Skinner, now 69, was born in Guyana and came to this country aged 11. He was a professional at Surrey 1969-77, playing through Surrey’s age groups before making it to the first team as a wicketkeeper. It was a period of global dominance of cricket by the West Indies and the Oval would be packed out with African-Caribbean families and supporters. They have vanished from the game and Skinner says this was a deliberate act on the part of the authorities.
“If you look out from the pavilion at the Oval, from the left where the groundsmen is based towards the Vauxhall stand, that used to be all the Caribbean people sitting there. Then a man called Glynn Woodman was chief executive of Surrey and he did not like that. He considered them rowdy, disorderly and did not like the way they enjoyed their cricket. He broke them up and started excluding them from the Oval. The first thing he did was exclude the whistles, drums and bugles from the ground which were so central to the celebrations. He had extra security guards at the gate. Once he did it at the Oval it went to Birmingham, Old Trafford and Headingley. Then the numbers went down.
“The noises and celebrations when they were in the ground has been replaced up to a certain extent by the Barmy Army but nobody is making detrimental comments about them. When they go around the world with their flags and bugles they are welcome and congratulated. But the Caribbean cricket lovers were banned from doing that. That is when the exclusion of cricket lovers started.
“The numbers dropped off. Nobody talks about their exclusion. All they talk about is they don’t come to the ground anymore because they don’t like the game. It is a lie. When people say that they are doing a Donald Trump. They are deflecting. The question they should be asking is why are they not coming.”
Skinner took his fears over the county age group set ups after two African-Caribbean cricketers were dropped from their programmes on the verge of graduating to the Academy with what he believes were minor technical faults. One now plays football for AFC Wimbledon instead, the other has gone into rugby. Skinner met with the club’s chief executive, Richard Gould, who subsequently set up the ACE programme at the Oval aimed at the black community. At its first event in March black children from as far as Bristol showed up.
“Why would a youngster come all the way from Gloucester? Lack of opportunity that’s why. The academy system is something dreamed up by white middle class people for their own benefit. And whether deliberately or not, it has excluded young black people. They require young people to go 4.30-6pm. For black parents that is working time. Most middle class white kids have a parent that can take them to a session. Most of those young people are from fee paying schools who have a full time professional coach and very good facilities. Between the ages of 10-16 it is very difficult for a state school educated player to match those others.”
When Carberry spoke out recently and the revealed racist abuse he experienced in the county system, it once again brought it home to Skinner.
“When I heard Carberry talking I was laughing. Not because it was funny. I retired in 1977. That is 43 years ago. To hear that young man talking like that about the same thing I had to go through was a crying shame. It is a disgrace. He is hurt now. I am also going to say I have been complicit with this. I knew his father very well. I should have warned him, I should have kept an eye on him and told him this is what you are going to face.

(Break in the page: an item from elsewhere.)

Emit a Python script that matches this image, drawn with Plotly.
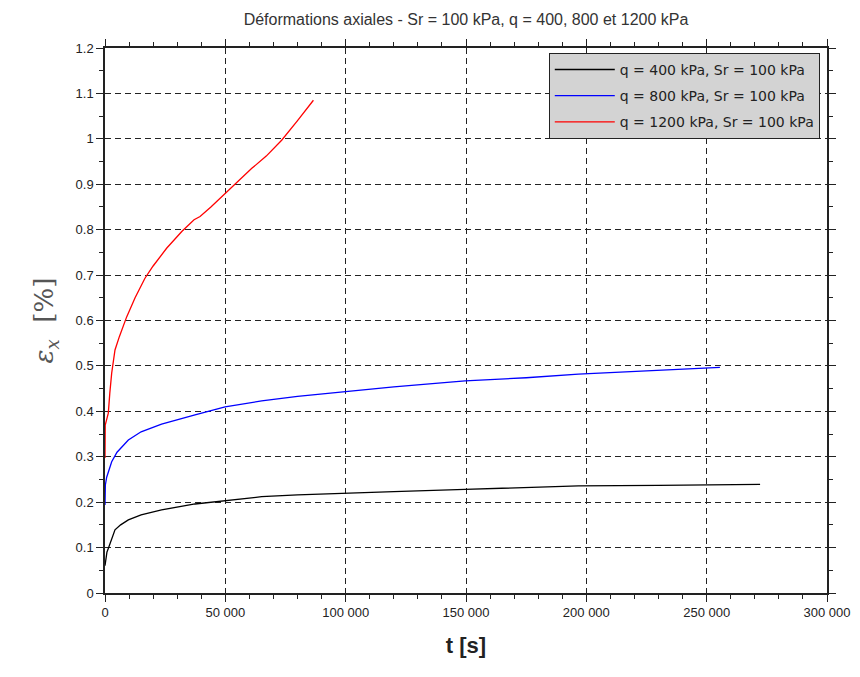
import plotly.graph_objects as go

t_400 = [0, 300, 800, 1370, 2500, 4150, 6500, 9700, 15000, 23500, 37400, 49900,
         65100, 80000, 93500, 120000, 149600, 175000, 196700, 230000, 272200]
eps_400 = [0.06, 0.075, 0.09, 0.098, 0.115, 0.139, 0.150, 0.161, 0.172, 0.183, 0.196, 0.203,
           0.212, 0.216, 0.218, 0.223, 0.228, 0.232, 0.236, 0.237, 0.239]

t_800 = [0, 150, 700, 1500, 2780, 5000, 9700, 15000, 23500, 37400, 49900, 65100,
         80000, 98900, 120000, 149600, 175000, 196700, 225000, 255500]
eps_800 = [0.194, 0.238, 0.255, 0.27, 0.289, 0.31, 0.337, 0.355, 0.372, 0.392, 0.41, 0.423,
           0.433, 0.443, 0.454, 0.467, 0.474, 0.482, 0.489, 0.497]

t_1200 = [0, 100, 600, 1370, 2000, 2780, 4150, 6000, 9000, 12500, 16600, 20000, 25600,
          31900, 37000, 39500, 44000, 49900, 55000, 61000, 67000, 73400, 80000, 86600]
eps_1200 = [0.297, 0.37, 0.38, 0.396, 0.44, 0.484, 0.535, 0.565, 0.608, 0.65, 0.693, 0.72, 0.759,
            0.796, 0.822, 0.829, 0.85, 0.88, 0.905, 0.935, 0.962, 0.997, 1.04, 1.085]

series_names = ["q = 400 kPa, Sr = 100 kPa", "q = 800 kPa, Sr = 100 kPa", "q = 1200 kPa, Sr = 100 kPa"]
series_colors = ["black", "blue", "red"]

x_tickvals = [0, 50000, 100000, 150000, 200000, 250000, 300000]
x_ticktext = ["0", "50 000", "100 000", "150 000", "200 000", "250 000", "300 000"]
y_tickvals = [0, 0.1, 0.2, 0.3, 0.4, 0.5, 0.6, 0.7, 0.8, 0.9, 1.0, 1.1, 1.2]
y_ticktext = ["0", "0.1", "0.2", "0.3", "0.4", "0.5", "0.6", "0.7", "0.8", "0.9", "1", "1.1", "1.2"]

fig = go.Figure()
for i, (t, e, n, c) in enumerate(zip([t_400, t_800, t_1200], [eps_400, eps_800, eps_1200],
                                     series_names, series_colors)):
    fig.add_trace(go.Scatter(x=t, y=e, mode="lines", name=n, legendgroup=f"g{i}",
                             line=dict(color=c, width=1.3)))

tickfont = dict(family="Liberation Sans, Arial, sans-serif", size=13, color="#222")
fig.update_layout(
    width=860, height=677,
    margin=dict(l=97, r=41, t=40, b=92),
    paper_bgcolor="white", plot_bgcolor="white",
    title=dict(text="Déformations axiales - Sr = 100 kPa, q = 400, 800 et 1200 kPa",
               x=0.5, xref="paper", xanchor="center", y=1 - 11 / 677, yanchor="middle",
               font=dict(family="Liberation Sans, Arial, sans-serif", size=16, color="#333")),
    showlegend=True,
    legend=dict(x=0.99, xanchor="right", y=0.991, yanchor="top",
                bgcolor="#d3d3d3", bordercolor="#222", borderwidth=1,
                font=dict(family="DejaVu Sans, sans-serif", size=14, color="#222"),
                itemwidth=60, tracegroupgap=5),
)
fig.update_xaxes(
    range=[0, 300000], tickvals=x_tickvals, ticktext=x_ticktext, tickfont=tickfont,
    showline=True, linecolor="#222", linewidth=1.5, mirror="allticks",
    ticks="outside", ticklen=7, tickcolor="#222", tickwidth=1.2,
    minor=dict(dtick=10000, tick0=0, ticks="outside", ticklen=4, tickcolor="#222", showgrid=False),
    showgrid=True, gridcolor="#222", gridwidth=1.2, griddash="6px,4px",
    zeroline=False,
    title=dict(text="<b>t [s]</b>", font=dict(family="Liberation Sans, Arial, sans-serif", size=22, color="#222"),
               standoff=18),
)
fig.update_yaxes(
    range=[0, 1.2], tickvals=y_tickvals, ticktext=y_ticktext, tickfont=tickfont,
    showline=True, linecolor="#222", linewidth=1.5, mirror="allticks",
    ticks="outside", ticklen=7, tickcolor="#222", tickwidth=1.2,
    minor=dict(dtick=0.05, tick0=0, ticks="outside", ticklen=4, tickcolor="#222", showgrid=False),
    showgrid=True, gridcolor="#222", gridwidth=1.2, griddash="6px,4px",
    zeroline=False,
    title=dict(text="<i>ε<sub>x</sub></i>  [%]", font=dict(family="DejaVu Serif, serif", size=26, color="#555"),
               standoff=14),
)
fig.write_html("out.html")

“In our culture old people talk to young people in parables. They don’t explain to you fully what you are going to face in life. If they did it would ruin your life so they give it to you in parables. As you get older these parables make sense.”
For Skinner those parables are being played out in cricket in England in 2020. “This has not just come to light because young people are demonstrating on the streets making noises. It has always been there. I have to say this to those who are going to try and patch it up in cricket. These youngsters are not going away so my recommendation is a wholesale root and branch review for the ECB. Anything else would be playing with the problem. But they do not want to talk about it because it is too much for them.”